Florida boating safety tips: Protecting Manatees

Manatees are protected under the Florida Fish and Wildlife Conservation Commission (FWC) to help protect them from harm and harassment from boaters. These large mammals are found in salt, brackish and fresh water and because they are mammals, they need to come to the water’s surface every two to four minutes to breathe, however, they can stay submerged for approximately 20 minutes while resting.

While these large, peaceful creatures can live more than 60 years, too many are injured or killed due to watercraft collisions due to propeller lacerations or impact from the vessel itself. For that reason, Florida has rules and regulations in place to help protect manatees. These guidelines are important for boaters to know to ensure their safety and to avoid any potential penalties that may come with harming a manatee.

First and foremost, it’s important to know that Manatees are protected by the Marine Mammal Protection Act of 1972, the Endangered Species Act of 1973, and the Florida Manatee Sanctuary Act of 1978. It is illegal to feed, harass, harm, pursue, hunt, shoot, wound, kill, annoy or molest manatees.

Examples of this type of behavior includes intentionally disturbing resting manatees, feeding them any type of food, blocking their swimming path, using fishing equipment to disturb them, chasing them, or purposefully moving your vessel or body closer to manatees when you could easily avoid them.

Also Read: Identifying common wildlife on Florida waterways

These broad guidelines should help any boater understand how to treat manatees when encountering them, although there are some important specifics you should also know.

First, it’s essential to know that accidentally colliding with a manatee does not mean you’ll be cited if you are obeying posted speed zones. Reporting the collision and allowing a chance for the manatee to be cared for is much better than ignoring it.

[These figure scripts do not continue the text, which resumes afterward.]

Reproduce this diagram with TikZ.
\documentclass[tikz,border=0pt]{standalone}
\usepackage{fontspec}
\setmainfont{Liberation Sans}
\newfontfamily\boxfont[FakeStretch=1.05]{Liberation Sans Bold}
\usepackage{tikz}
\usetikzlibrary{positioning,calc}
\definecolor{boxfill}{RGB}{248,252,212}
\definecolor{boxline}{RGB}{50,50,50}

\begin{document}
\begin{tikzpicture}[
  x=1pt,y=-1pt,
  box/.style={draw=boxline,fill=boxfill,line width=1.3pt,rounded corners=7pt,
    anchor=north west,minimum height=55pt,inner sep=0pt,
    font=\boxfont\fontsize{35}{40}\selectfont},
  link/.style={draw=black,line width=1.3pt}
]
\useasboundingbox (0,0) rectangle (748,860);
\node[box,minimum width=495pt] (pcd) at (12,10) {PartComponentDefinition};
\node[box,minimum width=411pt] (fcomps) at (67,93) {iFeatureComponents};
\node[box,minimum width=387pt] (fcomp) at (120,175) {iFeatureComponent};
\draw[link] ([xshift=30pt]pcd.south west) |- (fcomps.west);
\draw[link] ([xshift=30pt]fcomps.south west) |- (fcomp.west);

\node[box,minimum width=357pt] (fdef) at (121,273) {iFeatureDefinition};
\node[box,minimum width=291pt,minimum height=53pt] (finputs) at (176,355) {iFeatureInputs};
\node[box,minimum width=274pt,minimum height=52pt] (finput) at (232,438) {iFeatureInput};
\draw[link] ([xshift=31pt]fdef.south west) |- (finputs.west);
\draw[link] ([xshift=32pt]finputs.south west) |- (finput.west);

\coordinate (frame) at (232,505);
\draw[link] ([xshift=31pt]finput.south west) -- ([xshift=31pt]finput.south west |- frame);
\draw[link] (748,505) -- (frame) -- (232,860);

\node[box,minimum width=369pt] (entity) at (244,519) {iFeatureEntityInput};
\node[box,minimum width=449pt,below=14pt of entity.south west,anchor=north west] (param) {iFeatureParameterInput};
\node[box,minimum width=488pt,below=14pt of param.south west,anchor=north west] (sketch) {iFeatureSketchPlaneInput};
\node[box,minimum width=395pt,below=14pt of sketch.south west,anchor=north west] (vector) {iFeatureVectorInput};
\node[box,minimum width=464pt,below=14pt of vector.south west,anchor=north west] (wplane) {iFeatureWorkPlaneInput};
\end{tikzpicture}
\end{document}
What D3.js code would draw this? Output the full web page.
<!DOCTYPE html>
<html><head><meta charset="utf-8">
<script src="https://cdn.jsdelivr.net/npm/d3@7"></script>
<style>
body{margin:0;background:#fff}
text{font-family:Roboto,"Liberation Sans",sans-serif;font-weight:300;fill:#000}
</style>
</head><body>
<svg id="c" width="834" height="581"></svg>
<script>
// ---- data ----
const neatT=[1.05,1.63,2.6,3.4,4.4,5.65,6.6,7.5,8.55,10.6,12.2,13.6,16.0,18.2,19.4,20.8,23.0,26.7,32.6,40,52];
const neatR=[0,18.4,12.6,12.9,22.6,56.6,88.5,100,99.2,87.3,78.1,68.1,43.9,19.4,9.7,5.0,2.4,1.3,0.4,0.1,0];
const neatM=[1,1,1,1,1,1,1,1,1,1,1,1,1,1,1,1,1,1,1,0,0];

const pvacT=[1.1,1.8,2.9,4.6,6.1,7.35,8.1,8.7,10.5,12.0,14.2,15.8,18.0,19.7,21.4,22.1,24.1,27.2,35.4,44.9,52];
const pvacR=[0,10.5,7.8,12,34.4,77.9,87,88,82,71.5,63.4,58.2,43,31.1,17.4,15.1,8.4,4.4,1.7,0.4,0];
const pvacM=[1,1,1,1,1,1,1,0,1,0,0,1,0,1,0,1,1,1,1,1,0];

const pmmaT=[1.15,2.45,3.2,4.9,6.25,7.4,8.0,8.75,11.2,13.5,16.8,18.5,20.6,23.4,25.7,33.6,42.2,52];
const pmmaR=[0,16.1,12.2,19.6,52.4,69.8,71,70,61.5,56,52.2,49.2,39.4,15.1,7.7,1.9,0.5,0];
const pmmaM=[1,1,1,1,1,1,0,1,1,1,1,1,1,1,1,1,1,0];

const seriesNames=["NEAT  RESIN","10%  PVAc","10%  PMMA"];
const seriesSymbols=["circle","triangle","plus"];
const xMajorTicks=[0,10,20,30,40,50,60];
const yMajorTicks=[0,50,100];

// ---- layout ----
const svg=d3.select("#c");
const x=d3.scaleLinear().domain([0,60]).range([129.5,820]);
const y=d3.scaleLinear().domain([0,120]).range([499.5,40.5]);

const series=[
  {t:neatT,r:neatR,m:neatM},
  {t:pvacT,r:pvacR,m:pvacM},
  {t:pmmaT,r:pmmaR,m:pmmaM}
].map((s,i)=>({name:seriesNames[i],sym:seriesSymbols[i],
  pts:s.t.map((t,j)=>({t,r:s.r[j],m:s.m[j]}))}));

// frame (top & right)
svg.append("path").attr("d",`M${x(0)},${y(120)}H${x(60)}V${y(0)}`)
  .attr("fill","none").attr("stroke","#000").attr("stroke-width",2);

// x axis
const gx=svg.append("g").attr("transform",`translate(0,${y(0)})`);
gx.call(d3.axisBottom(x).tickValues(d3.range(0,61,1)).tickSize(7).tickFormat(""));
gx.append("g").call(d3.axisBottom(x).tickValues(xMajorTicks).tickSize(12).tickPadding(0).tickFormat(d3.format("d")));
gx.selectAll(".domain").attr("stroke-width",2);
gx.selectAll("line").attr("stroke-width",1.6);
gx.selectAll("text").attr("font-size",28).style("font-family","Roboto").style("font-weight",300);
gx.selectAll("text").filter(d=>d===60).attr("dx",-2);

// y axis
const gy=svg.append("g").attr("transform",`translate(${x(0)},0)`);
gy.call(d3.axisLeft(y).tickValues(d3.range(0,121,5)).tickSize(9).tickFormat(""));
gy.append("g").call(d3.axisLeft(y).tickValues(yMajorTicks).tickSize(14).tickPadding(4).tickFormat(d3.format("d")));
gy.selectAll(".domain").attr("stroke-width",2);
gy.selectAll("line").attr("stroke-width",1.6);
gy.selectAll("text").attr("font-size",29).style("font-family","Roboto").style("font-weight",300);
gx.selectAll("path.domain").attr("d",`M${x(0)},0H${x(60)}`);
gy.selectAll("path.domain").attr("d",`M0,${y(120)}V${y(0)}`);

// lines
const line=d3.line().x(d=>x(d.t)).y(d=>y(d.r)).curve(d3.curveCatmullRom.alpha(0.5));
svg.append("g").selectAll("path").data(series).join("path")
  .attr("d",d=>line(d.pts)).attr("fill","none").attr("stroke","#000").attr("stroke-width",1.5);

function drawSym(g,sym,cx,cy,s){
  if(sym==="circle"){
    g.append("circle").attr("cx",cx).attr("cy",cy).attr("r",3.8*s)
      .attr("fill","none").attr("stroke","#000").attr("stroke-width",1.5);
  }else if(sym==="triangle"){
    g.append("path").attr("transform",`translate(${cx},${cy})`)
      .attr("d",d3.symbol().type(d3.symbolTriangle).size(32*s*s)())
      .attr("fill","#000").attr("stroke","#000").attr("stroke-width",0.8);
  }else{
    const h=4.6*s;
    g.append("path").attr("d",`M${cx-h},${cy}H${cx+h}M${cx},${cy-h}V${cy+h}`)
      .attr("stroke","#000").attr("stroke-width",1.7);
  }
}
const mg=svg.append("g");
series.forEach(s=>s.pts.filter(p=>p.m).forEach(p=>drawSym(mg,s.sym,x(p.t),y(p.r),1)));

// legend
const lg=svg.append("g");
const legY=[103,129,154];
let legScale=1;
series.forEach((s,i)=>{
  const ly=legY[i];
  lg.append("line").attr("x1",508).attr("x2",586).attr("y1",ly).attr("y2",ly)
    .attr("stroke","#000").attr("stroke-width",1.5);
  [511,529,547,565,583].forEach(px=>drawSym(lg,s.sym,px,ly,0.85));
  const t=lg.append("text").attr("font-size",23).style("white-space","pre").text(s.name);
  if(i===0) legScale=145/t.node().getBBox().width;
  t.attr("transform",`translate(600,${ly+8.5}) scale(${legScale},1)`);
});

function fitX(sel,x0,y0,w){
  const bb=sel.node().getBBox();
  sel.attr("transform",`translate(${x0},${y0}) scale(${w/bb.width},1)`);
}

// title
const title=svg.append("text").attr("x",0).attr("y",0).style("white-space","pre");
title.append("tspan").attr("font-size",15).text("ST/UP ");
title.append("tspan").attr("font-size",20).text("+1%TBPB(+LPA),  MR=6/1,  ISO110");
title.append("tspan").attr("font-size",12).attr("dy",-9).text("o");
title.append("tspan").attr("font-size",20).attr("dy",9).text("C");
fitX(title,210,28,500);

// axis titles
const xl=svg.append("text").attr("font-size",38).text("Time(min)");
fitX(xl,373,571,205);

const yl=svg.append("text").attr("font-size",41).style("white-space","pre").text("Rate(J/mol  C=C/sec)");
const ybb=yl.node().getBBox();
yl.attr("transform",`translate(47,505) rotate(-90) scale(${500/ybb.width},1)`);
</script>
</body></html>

While it can be difficult to know exactly where manatees are, there are a few things you can do to better recognize them, such as wearing polarized sunglasses and looking out for large swatches of swirling water where they are diving. It’s also important to know that manatees thrive in warmer water, which can help you identify danger areas as well. Florida also posts signs to help you identify areas where manatees are commonly seen.